Redacción (Jueves, 18-07-2013, Gaudium Press) Cuando conseguimos alejarnos por algunos momentos del corre-corre rutinario y dejamos la selva de concreto de nuestras ciudades para aproximarnos más a la naturaleza, su belleza y ordenación nos invitan a deleitarnos con un mundo de paz y serenidad y a aprender muchas lecciones…
Nos falta tiempo para admirar el Sol que se levanta para traernos el día, esparciendo sobre el cielo colores bellos y variados. Sin nunca dejar de hacer su recorrido con constancia y puntualidad, brilla él hasta el momento de retirarse, para ceder lugar a la reina de la noche, la Luna. Y cuando la bóveda celeste ya está cubierta con el nocturno manto oscuro, titilan las preciosas estrellas, jamás se chocan unas con las otras, manteniendo siempre impecable disciplina.
La misma ordenación vemos reflejada en el reino animal: desde los mayores, pasando por los más astutos, hasta los más inofensivos, cada uno manifiesta un modo de vida regulado y constante, siguiendo con rectitud los impulsos de sus instintos naturales.
Pues es para admirar un humilde insecto que invitamos a nuestro lector a dejar sus preocupaciones por unos instantes. Observemos a las hormigas, «animales pequeños en la tierra que, entretanto, son sabios, muy sabios» (Pr 30, 24).
A pesar de que no presentan una hermosa figura, ellas provocan encanto por la perfección de su vida en sociedad. No es raro un niño, al jugar en el jardín de su casa, encontrar un hormiguero y pisarlo, quedando espantado por ver la cantidad de insectos que corren desesperados por la «tragedia» sucedida… ¡Cuántos caminos y galerías son descubiertos debajo de la tierra! ¿Cómo un lugar tan diminuto sirve de alojamiento para tantas hormiguitas? Y más asombroso todavía es ver todo tan bien organizado y dividido, habiendo, hasta incluso, reparticiones con cámaras y salones.
Allí viven las hormigas en completa armonía, ayudándose mutuamente. Muy raro es encontrar alguna solita, siempre marchan en conjunto en busca del alimento, formando verdaderos cortejos. Y es tal la unión entre ellas, que una, al pasar al lado de la otra, nunca sigue su camino sin parar para «saludar» a su compañera.
Llama también la atención la pertinacia con que estos diminutos insectos desempeñan sus trabajos: independiente del tamaño y del peso de los alimentos -muchas veces superiores a su estatura-, nunca desaniman o desisten, siguiendo siempre adelante, con ímpetu y rapidez.
Si pensamos en los desórdenes y extravíos existentes en el mundo de los hombres, desconocidos en el universo de las hormigas, es posible que sintamos tristeza.
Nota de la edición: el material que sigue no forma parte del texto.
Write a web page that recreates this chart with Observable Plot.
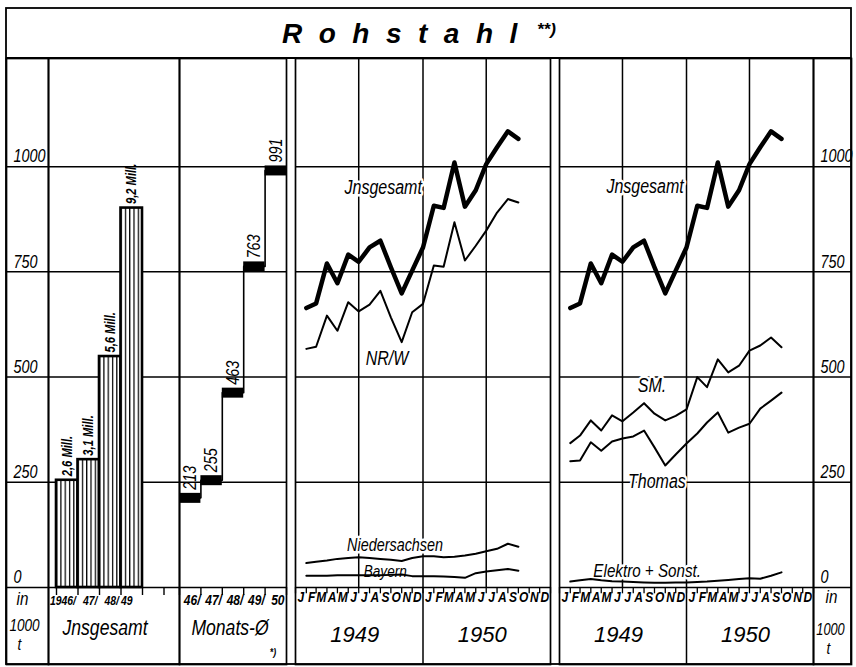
<!DOCTYPE html>
<html><head><meta charset="utf-8">
<script src="https://cdn.jsdelivr.net/npm/d3@7"></script>
<script src="https://cdn.jsdelivr.net/npm/@observablehq/plot@0.6"></script>
<style>
body{margin:0;background:#fff}
#chart{position:relative;width:856px;height:667px;overflow:hidden;background:#fff}
#chart svg{position:absolute;left:0;top:0}
</style></head><body><div id="chart"></div>
<script>
// ---------- data (thousand t per month unless noted) ----------
const monthLetters = ["J","F","M","A","M","J","J","A","S","O","N","D"];
const lineYears = [1949, 1950];
// Jan 1949 .. Sep 1950
const insgesamt = [664,675,770,723,791,774,808,824,761,699,753,808, 907,902,1010,905,944,1006,1046,1084,1066];
const nrw = [567,572,646,610,678,656,672,705,642,583,654,674, 765,762,868,777,812,848,891,923,915];
const niedersachsen = [58,61,64,68,70,72,70,68,66,63,70,74, 74,72,73,76,80,86,92,104,97];
const bayern = [28,28,28,29,29,29,29,29,30,31,27,27, 27,26,25,23,34,38,41,44,40];
const sm = [343,361,397,373,409,395,416,438,413,397,408,423, 500,476,542,511,527,563,575,594,571];
const thomas = [300,302,345,325,347,354,359,373,333,290,316,342, 366,392,416,368,380,389,425,444,463];
const elektro = [14,17,20,17,15,14,13,12,11,11,12,12, 13,14,16,18,20,22,21,28,36];
// annual totals (Mill. t)
const annualYears = [1946, 1947, 1948, 1949];
const annualMill = [2.6, 3.1, 5.6, 9.2];
const annualLabels = ["2,6 Mill.", "3,1 Mill.", "5,6 Mill.", "9,2 Mill."];
const annualTickLabels = ["1946", "47", "48", "49"];
// monthly averages
const avgYears = [1946, 1947, 1948, 1949, 1950];
const avgValues = [213, 255, 463, 763, 991];
const avgTickLabels = ["46", "47", "48", "49", "50"];
const yTicks = [0, 250, 500, 750, 1000];

// ---------- layout ----------
const W = 856, H = 667, TOP = 58, ZERO = 587, BOTTOM = 664;
const FONT = '"Liberation Sans","DejaVu Sans",sans-serif';
const yMax = 1257;
const MILL = 98; // bar scale: grid units per Mill. t (as drawn)
const lw = 1.5;
const SQUEEZE = 0.8; // condensed lettering

const chart = document.getElementById("chart");

// base layer: outer frame + title
const base = d3.create("svg").attr("width", W).attr("height", H);
base.append("rect").attr("x", 6).attr("y", 8).attr("width", 845).attr("height", 656)
  .attr("fill", "white").attr("stroke", "black").attr("stroke-width", 1.8);
base.append("line").attr("x1", 6).attr("x2", 851).attr("y1", TOP).attr("y2", TOP)
  .attr("stroke", "black").attr("stroke-width", 1.8);
base.append("text").attr("x", 282).attr("y", 43).attr("font-family", FONT)
  .attr("font-size", 28).attr("font-style", "italic").attr("font-weight", "bold")
  .attr("letter-spacing", 16.5).text("Rohstahl");
base.append("text").attr("x", 537).attr("y", 35).attr("font-family", FONT)
  .attr("font-size", 17).attr("font-style", "italic").attr("font-weight", "bold").text("**)");
chart.appendChild(base.node());

function condense(svg) {
  d3.select(svg).selectAll("text").each(function () {
    if (/^19[45]\d$/.test(this.textContent)) return; // year captions stay wide
    const t = this.getAttribute("transform") || "";
    this.setAttribute("transform", `${t} scale(${SQUEEZE},1)`);
  });
}

function panel(left, right, x, marks) {
  const p = Plot.plot({
    width: W, height: H,
    marginLeft: left, marginRight: W - right, marginTop: TOP, marginBottom: H - BOTTOM,
    x: x ? {...x, axis: null} : undefined,
    y: {domain: [0, yMax], range: [ZERO, TOP], axis: null},
    style: {background: "transparent", fontFamily: FONT, overflow: "visible"},
    marks
  });
  condense(p);
  chart.appendChild(p);
  return p;
}
const grid = () => Plot.ruleY(yTicks, {y: d => d, stroke: "black", strokeWidth: lw});
const frame = () => Plot.frame({stroke: "black", strokeWidth: 1.7});
const lbl = {fontStyle: "italic", fill: "black"};

// ---- left axis column ----
panel(6, 48, null, [
  frame(), grid(),
  Plot.text(yTicks, {y: d => d, text: d => String(d), frameAnchor: "left", textAnchor: "start",
    dx: 7, dy: -10, fontSize: 18, ...lbl}),
  Plot.text(["in"], {text: d => d, frameAnchor: "bottom", dx: -5, dy: -60, fontSize: 19, ...lbl}),
  Plot.text(["1000"], {text: d => d, frameAnchor: "bottom", dx: -3, dy: -34, fontSize: 17, ...lbl}),
  Plot.text(["t"], {text: d => d, frameAnchor: "bottom", dx: -8, dy: -15, fontSize: 17, ...lbl})
]);

// ---- annual bars ----
const bars = annualYears.map((y, i) => ({year: y, mill: annualMill[i], label: annualLabels[i], tick: annualTickLabels[i]}));
const barEdges = d3.range(1945.5, 1951, 1);
const pb = panel(48, 179, {type: "linear", domain: [1945.5, 1950.5], range: [56, 163.5]}, [
  frame(), grid(),
  Plot.rectY(bars, {x1: d => d.year - 0.5, x2: d => d.year + 0.5, y1: 0, y2: d => d.mill * MILL,
    fill: "url(#hatch)", stroke: "black", strokeWidth: 2.6}),
  Plot.ruleX(barEdges, {x: d => d, y1: 0, y2: -19, stroke: "black", strokeWidth: 1.4}),
  Plot.text(bars, {x: "year", y: d => d.mill * MILL, text: "label", rotate: -90, textAnchor: "start",
    dy: -4, fontSize: 14, fontWeight: "bold", ...lbl}),
  Plot.text(bars.slice(0, -1), {x: d => d.year + 0.5, text: d => d.tick + "/", frameAnchor: "bottom",
    textAnchor: "end", dx: -2, dy: -60, fontSize: 13, fontWeight: "bold", ...lbl}),
  Plot.text(bars.slice(-1), {x: d => d.year - 0.5, text: "tick", frameAnchor: "bottom",
    textAnchor: "start", dx: 0, dy: -60, fontSize: 13, fontWeight: "bold", ...lbl}),
  Plot.text(["Jnsgesamt"], {text: d => d, frameAnchor: "bottom", dx: -9, dy: -30, fontSize: 22, ...lbl})
]);
// hatch pattern for bars
const defs = d3.select(pb).insert("defs", ":first-child");
const pat = defs.append("pattern").attr("id", "hatch").attr("patternUnits", "userSpaceOnUse")
  .attr("x", 56).attr("y", 0).attr("width", 4.3).attr("height", 10);
pat.append("rect").attr("width", 4.3).attr("height", 10).attr("fill", "white");
pat.append("line").attr("x1", 0.6).attr("x2", 0.6).attr("y1", 0).attr("y2", 10)
  .attr("stroke", "black").attr("stroke-width", 1.3);

// ---- monthly averages (Monats-Ø) ----
const avg = avgYears.map((y, i) => ({year: y, value: avgValues[i], tick: avgTickLabels[i]}));
panel(179, 286, {type: "linear", domain: [1945.5, 1950.5]}, [
  frame(), grid(),
  Plot.ruleX(barEdges, {x: d => d, y1: 0, y2: -19, stroke: "black", strokeWidth: 1.4}),
  Plot.line(avg, {x: "year", y: "value", curve: "step", stroke: "black", strokeWidth: 1.6}),
  Plot.ruleY(avg, {y: "value", x1: d => d.year - 0.5, x2: d => d.year + 0.5, stroke: "black",
    strokeWidth: 10, strokeLinecap: "butt"}),
  Plot.text(avg, {x: "year", y: "value", text: d => String(d.value), rotate: -90, textAnchor: "start",
    dy: -8, fontSize: 18, ...lbl}),
  Plot.text(avg, {x: "year", text: (d, i) => d.tick + (i < avg.length - 1 ? "/" : ""), frameAnchor: "bottom",
    dx: 2, dy: -60, fontSize: 15, fontWeight: "bold", ...lbl}),
  Plot.text(["Monats-Ø"], {text: d => d, frameAnchor: "bottom", dx: -3, dy: -30, fontSize: 22, ...lbl}),
  Plot.text(["*)"], {text: d => d, frameAnchor: "bottom", dx: 40, dy: -9, fontSize: 11, fontWeight: "bold", ...lbl})
]);

// ---- monthly line panels ----
const D = (y, m, d = 1) => new Date(Date.UTC(y, m, d));
const rows = vals => vals.map((v, i) => ({date: D(1949, i + 1), value: v}));
const monthStarts = d3.range(0, 25).map(i => D(1949, i));
const monthMids = d3.range(0, 24).map(i => ({date: D(1949, i, 16), letter: monthLetters[i % 12]}));
const halfYears = [D(1949, 6), D(1950, 6)];
const yearSplits = [D(1950, 0)];
const yearMids = lineYears.map(y => ({date: D(y, 6), label: String(y)}));
const xTime = {type: "utc", domain: [D(1949, 0), D(1951, 0)]};

function timeMarks() {
  return [
    frame(), grid(),
    Plot.ruleX(halfYears, {x: d => d, y1: 0, y2: yMax, stroke: "black", strokeWidth: lw}),
    Plot.ruleX(yearSplits, {x: d => d, stroke: "black", strokeWidth: lw}),
    Plot.ruleX(monthStarts, {x: d => d, y1: 0, y2: -15, stroke: "black", strokeWidth: 1.3}),
    Plot.text(monthMids, {x: "date", text: "letter", frameAnchor: "bottom", dy: -63, fontSize: 15,
      fontWeight: "bold", ...lbl}),
    Plot.text(yearMids, {x: "date", text: "label", frameAnchor: "bottom", dx: -4, dy: -23, fontSize: 22, ...lbl})
  ];
}
const halo = {stroke: "white", strokeWidth: 5, paintOrder: "stroke"};
const note = (date, value, text, size = 16) =>
  Plot.text([{date, value, text}], {x: "date", y: "value", text: "text", fontSize: size, ...halo, ...lbl});

panel(295, 550, xTime, [
  ...timeMarks(),
  note(D(1949, 8, 9), 950, "Jnsgesamt", 20),
  note(D(1949, 8, 20), 544, "NR/W", 20),
  note(D(1949, 9, 13), 101, "Niedersachsen", 18),
  note(D(1949, 8, 15), 38, "Bayern", 17),
  Plot.line(rows(niedersachsen), {x: "date", y: "value", stroke: "black", strokeWidth: 2}),
  Plot.line(rows(bayern), {x: "date", y: "value", stroke: "black", strokeWidth: 2}),
  Plot.line(rows(nrw), {x: "date", y: "value", stroke: "black", strokeWidth: 2}),
  Plot.line(rows(insgesamt), {x: "date", y: "value", stroke: "black", strokeWidth: 4.5})
]);

panel(559, 813, xTime, [
  ...timeMarks(),
  note(D(1949, 8, 4), 953, "Jnsgesamt", 20),
  note(D(1949, 8, 24), 480, "SM.", 20),
  note(D(1949, 9, 8), 252, "Thomas", 20),
  note(D(1949, 8, 10), 40, "Elektro + Sonst.", 19),
  Plot.line(rows(elektro), {x: "date", y: "value", stroke: "black", strokeWidth: 2}),
  Plot.line(rows(thomas), {x: "date", y: "value", stroke: "black", strokeWidth: 2}),
  Plot.line(rows(sm), {x: "date", y: "value", stroke: "black", strokeWidth: 2}),
  Plot.line(rows(insgesamt), {x: "date", y: "value", stroke: "black", strokeWidth: 4.5})
]);

// ---- right axis column ----
panel(813, 851, null, [
  frame(), grid(),
  Plot.text(yTicks, {y: d => d, text: d => String(d), frameAnchor: "left", textAnchor: "start",
    dx: 7, dy: -10, fontSize: 18, ...lbl}),
  Plot.text(["in"], {text: d => d, frameAnchor: "bottom", dx: -1, dy: -62, fontSize: 19, ...lbl}),
  Plot.text(["1000"], {text: d => d, frameAnchor: "bottom", dx: -2, dy: -30, fontSize: 16, ...lbl}),
  Plot.text(["t"], {text: d => d, frameAnchor: "bottom", dx: -4, dy: -11, fontSize: 17, ...lbl})
]);
</script></body></html>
Y con razón, pues estando el hombre dotado de inteligencia y voluntad, poseyendo un fuerte instinto de sociabilidad que le da el anhelo -hasta incluso la necesidad- de convivir con los otros, y contando todavía con el auxilio de la gracia, ¿por qué vemos tanto egoísmo y violencia en la sociedad?
¡Ah… si el hombre recordase más al Creador de todas estas maravillas, sus instintos quedarían más ordenados! Si amase él a Dios sobre todas las cosas y al prójimo según el amor que Él tiene por cada uno (cf. Jn 13, 34), ¡cómo sería diferente el mundo en el cual vivimos!
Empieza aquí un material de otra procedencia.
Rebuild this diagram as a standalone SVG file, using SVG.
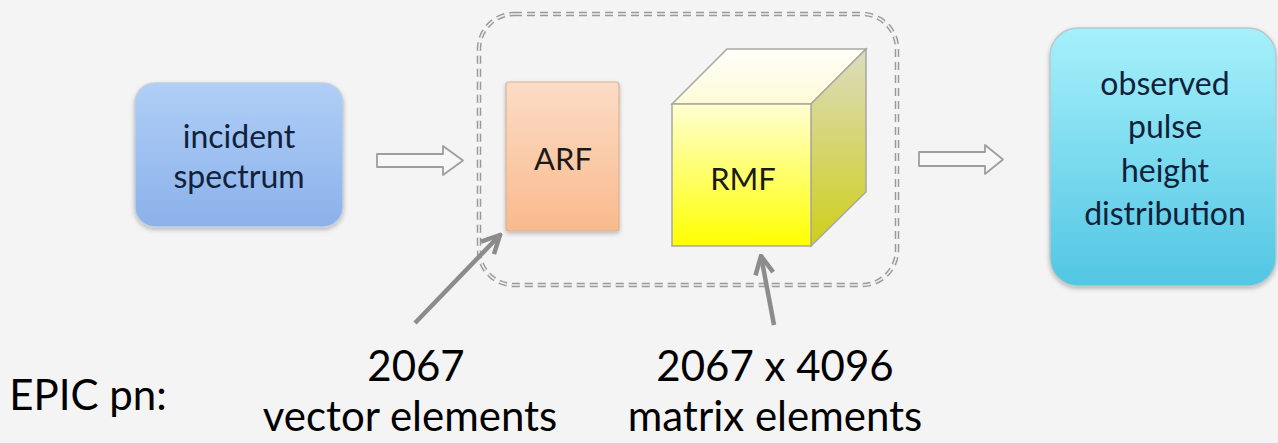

A eso nos invita la imagen de la tenaz hormiguita cargando su pesado fardo. ¿Pues no es verdad que ella hace recordar a Nuestro Salvador subiendo a lo alto del Calvario cargado con el peso de nuestros pecados, sin demostrar una fimbria de cansancio o desánimo?
No es sin razón que la Escritura aconseja dirigir nuestra atención a este humilde insecto: «Ve a la hormiga, oh perezoso, observa su proceder y tórnate sabio: ella no tiene jefe, ni inspector, ni maestro; prepara en el verano su provisión, selecciona en el tiempo de la cosecha su comida» (Pr 6, 6-8).
Entretanto, no debemos restringir este consejo tan solo a nuestras fatigas físicas y terrenales, sino, sobre todo, a las espirituales, que tocan al servicio de la Santa Iglesia, para la implantación del Reino de Cristo en todo el orbe de la Tierra.
Apoyándonos solamente en nuestras propias fuerzas, sin embargo, jamás alcanzaremos la meta. Para alcanzarla, debemos recurrir a las armas de la oración con la misma pertinacia de las hormigas, pues es por medio de las gracias a través de ella obtenidas que nos vendrá la fortaleza necesaria para abandonar el camino del egoísmo y abrazar el de la virtud. Solo así se establecerá de nuevo la paz, la bienquerencia y la armonía entre los hombres.